The Waikato District Health Board is working with Revera in modernising its core IT infrastructure in the cloud.
The three-year project will retire the DHB’s outsourced data centre in Hamilton, including aging enterprise servers and storage systems supporting 700-plus applications, and moving to on-demand infrastructure services from Revera’s Homeland Government IaaS Cloud.
Six months since the agreement was signed, systems migration is underway, with project teams completing detailed design and testing of a new virtualised environment hosted in Revera’s Takanini datacentre, and high capacity connections provided by Revera parent company Spark.
The DHB’s switch to cloud-based infrastructure follows a government directive requiring state health providers to adopt Infrastructure-as-a-Service (IaaS) from vendors vetted and approved by the Department of Internal Affairs.
We’re in a much stronger position to pinpoint the financial implications of our usage and capacity, and avoid under and over investment in IT
Geoff King, CIO at the Waikato District Health Board, says on-demand infrastructure services allows the IT team to switch from managing commodity IT to higher-value services.
“Technology is a critical enabler of efficient high-quality healthcare,” says King, in a statement.
“This project is part of a much larger shift to cloud-based technology that will transform healthcare, paving the way for patient-centric IT and healthcare services closer to patient homes.
“It’s a big change for our IT team and also a big change for how we think and provision services,” says King.
“On-demand services change the way we manage our environment. We’re in a much stronger position to pinpoint the financial implications of our usage and capacity, and avoid under and over investment in IT.”
Waikato is the largest DHB in the Midland health region, with 6,000 staff.

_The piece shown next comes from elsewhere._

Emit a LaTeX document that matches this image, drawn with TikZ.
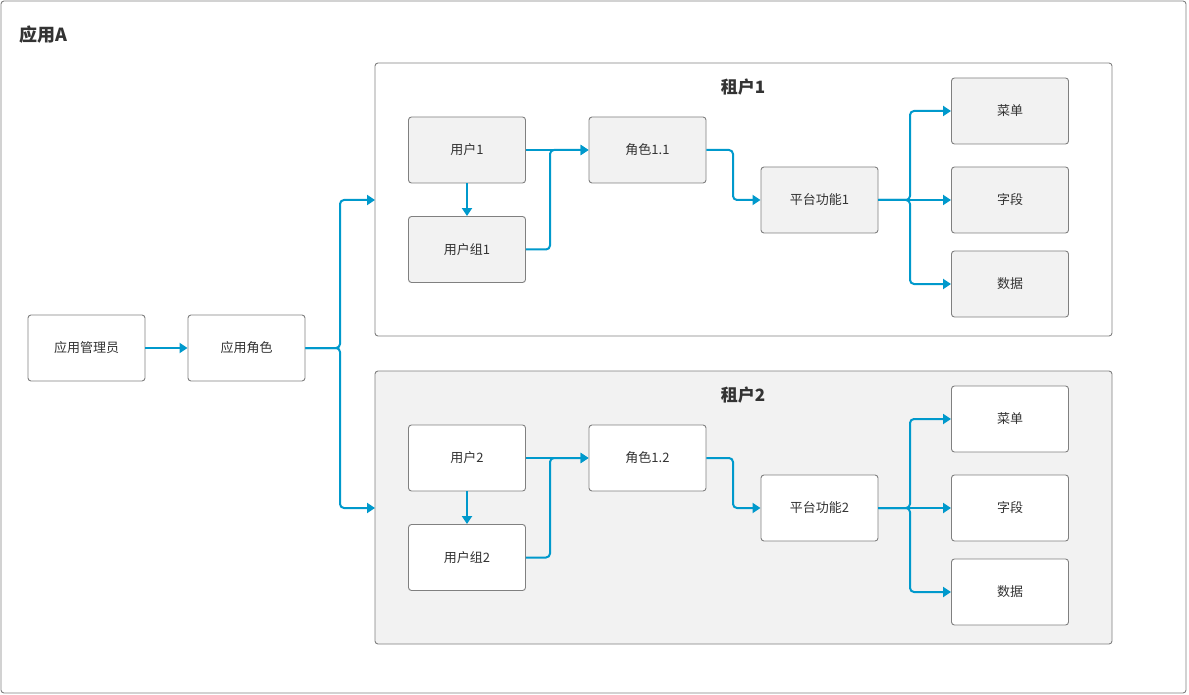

It operates five hospitals, with its main campus in Hamilton and four rural hospitals, and offers a wide range of community-based and health promotion services to around 450,000 people.
Over the next year, the DHB is expected to complete migration testing of non-production IT environments and low category software applications, eventually completing the switch to IaaS in 2019.
King says the migration involves large terabyte-sized data sets, applications containing millions of documents, and special measures to maintain 24x7 operations.